Goal:
Copy the data precisely, character for character, and leave out every picture.

┄┄┄┄┄┄┄┄┄┄

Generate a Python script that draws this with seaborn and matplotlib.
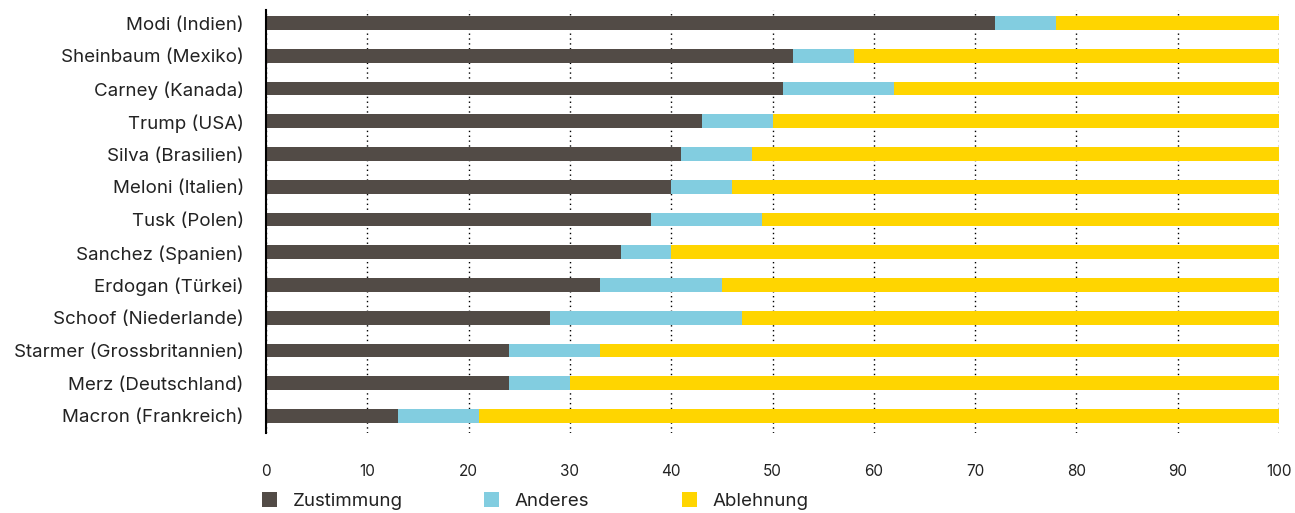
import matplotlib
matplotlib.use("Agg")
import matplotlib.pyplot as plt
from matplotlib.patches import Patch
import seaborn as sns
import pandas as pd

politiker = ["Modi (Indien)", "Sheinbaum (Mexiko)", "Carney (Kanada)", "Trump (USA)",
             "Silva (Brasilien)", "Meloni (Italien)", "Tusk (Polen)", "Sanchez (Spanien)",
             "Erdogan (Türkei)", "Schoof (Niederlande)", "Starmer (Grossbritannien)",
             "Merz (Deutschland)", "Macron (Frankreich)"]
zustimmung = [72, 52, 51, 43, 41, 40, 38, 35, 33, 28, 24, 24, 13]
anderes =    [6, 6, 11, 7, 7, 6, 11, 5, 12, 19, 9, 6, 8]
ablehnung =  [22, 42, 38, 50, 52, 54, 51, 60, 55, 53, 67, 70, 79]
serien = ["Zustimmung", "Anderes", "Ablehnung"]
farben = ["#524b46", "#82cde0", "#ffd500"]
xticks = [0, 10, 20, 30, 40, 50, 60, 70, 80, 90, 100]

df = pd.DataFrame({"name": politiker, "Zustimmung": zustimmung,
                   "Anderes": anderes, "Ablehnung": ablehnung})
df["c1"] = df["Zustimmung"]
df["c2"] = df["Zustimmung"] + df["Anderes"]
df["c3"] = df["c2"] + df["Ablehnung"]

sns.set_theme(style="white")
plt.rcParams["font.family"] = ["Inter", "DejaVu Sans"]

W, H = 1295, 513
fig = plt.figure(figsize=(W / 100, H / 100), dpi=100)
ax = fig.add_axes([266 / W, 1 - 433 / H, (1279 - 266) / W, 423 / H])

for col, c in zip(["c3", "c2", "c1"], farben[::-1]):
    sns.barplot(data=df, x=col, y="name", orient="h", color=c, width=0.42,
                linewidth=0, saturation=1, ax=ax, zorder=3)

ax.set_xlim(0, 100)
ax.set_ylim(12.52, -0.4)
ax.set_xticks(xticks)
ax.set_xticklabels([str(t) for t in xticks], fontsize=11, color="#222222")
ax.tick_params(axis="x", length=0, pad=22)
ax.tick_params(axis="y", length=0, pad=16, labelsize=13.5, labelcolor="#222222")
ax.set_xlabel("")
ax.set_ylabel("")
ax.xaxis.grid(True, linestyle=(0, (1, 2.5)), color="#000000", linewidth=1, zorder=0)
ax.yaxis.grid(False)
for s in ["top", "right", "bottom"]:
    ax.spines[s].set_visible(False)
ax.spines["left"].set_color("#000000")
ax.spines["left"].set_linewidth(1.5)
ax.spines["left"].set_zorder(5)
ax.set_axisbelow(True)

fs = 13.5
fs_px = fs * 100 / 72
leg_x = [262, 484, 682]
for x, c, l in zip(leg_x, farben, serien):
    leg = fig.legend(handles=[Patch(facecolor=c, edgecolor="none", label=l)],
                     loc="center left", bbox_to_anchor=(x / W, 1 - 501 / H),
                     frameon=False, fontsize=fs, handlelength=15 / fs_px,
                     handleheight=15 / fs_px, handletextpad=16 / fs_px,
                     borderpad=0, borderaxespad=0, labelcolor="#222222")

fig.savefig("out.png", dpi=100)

┄┄┄┄┄┄┄┄┄┄

Output for this exercise:
Generate a Python script that draws this with seaborn and matplotlib.
import matplotlib
matplotlib.use("Agg")
import matplotlib.pyplot as plt
from matplotlib.patches import Patch
import seaborn as sns
import pandas as pd

politiker = ["Modi (Indien)", "Sheinbaum (Mexiko)", "Carney (Kanada)", "Trump (USA)",
             "Silva (Brasilien)", "Meloni (Italien)", "Tusk (Polen)", "Sanchez (Spanien)",
             "Erdogan (Türkei)", "Schoof (Niederlande)", "Starmer (Grossbritannien)",
             "Merz (Deutschland)", "Macron (Frankreich)"]
zustimmung = [72, 52, 51, 43, 41, 40, 38, 35, 33, 28, 24, 24, 13]
anderes =    [6, 6, 11, 7, 7, 6, 11, 5, 12, 19, 9, 6, 8]
ablehnung =  [22, 42, 38, 50, 52, 54, 51, 60, 55, 53, 67, 70, 79]
serien = ["Zustimmung", "Anderes", "Ablehnung"]
farben = ["#524b46", "#82cde0", "#ffd500"]
xticks = [0, 10, 20, 30, 40, 50, 60, 70, 80, 90, 100]

df = pd.DataFrame({"name": politiker, "Zustimmung": zustimmung,
                   "Anderes": anderes, "Ablehnung": ablehnung})
df["c1"] = df["Zustimmung"]
df["c2"] = df["Zustimmung"] + df["Anderes"]
df["c3"] = df["c2"] + df["Ablehnung"]

sns.set_theme(style="white")
plt.rcParams["font.family"] = ["Inter", "DejaVu Sans"]

W, H = 1295, 513
fig = plt.figure(figsize=(W / 100, H / 100), dpi=100)
ax = fig.add_axes([266 / W, 1 - 433 / H, (1279 - 266) / W, 423 / H])

for col, c in zip(["c3", "c2", "c1"], farben[::-1]):
    sns.barplot(data=df, x=col, y="name", orient="h", color=c, width=0.42,
                linewidth=0, saturation=1, ax=ax, zorder=3)

ax.set_xlim(0, 100)
ax.set_ylim(12.52, -0.4)
ax.set_xticks(xticks)
ax.set_xticklabels([str(t) for t in xticks], fontsize=11, color="#222222")
ax.tick_params(axis="x", length=0, pad=22)
ax.tick_params(axis="y", length=0, pad=16, labelsize=13.5, labelcolor="#222222")
ax.set_xlabel("")
ax.set_ylabel("")
ax.xaxis.grid(True, linestyle=(0, (1, 2.5)), color="#000000", linewidth=1, zorder=0)
ax.yaxis.grid(False)
for s in ["top", "right", "bottom"]:
    ax.spines[s].set_visible(False)
ax.spines["left"].set_color("#000000")
ax.spines["left"].set_linewidth(1.5)
ax.spines["left"].set_zorder(5)
ax.set_axisbelow(True)

fs = 13.5
fs_px = fs * 100 / 72
leg_x = [262, 484, 682]
for x, c, l in zip(leg_x, farben, serien):
    leg = fig.legend(handles=[Patch(facecolor=c, edgecolor="none", label=l)],
                     loc="center left", bbox_to_anchor=(x / W, 1 - 501 / H),
                     frameon=False, fontsize=fs, handlelength=15 / fs_px,
                     handleheight=15 / fs_px, handletextpad=16 / fs_px,
                     borderpad=0, borderaxespad=0, labelcolor="#222222")

fig.savefig("out.png", dpi=100)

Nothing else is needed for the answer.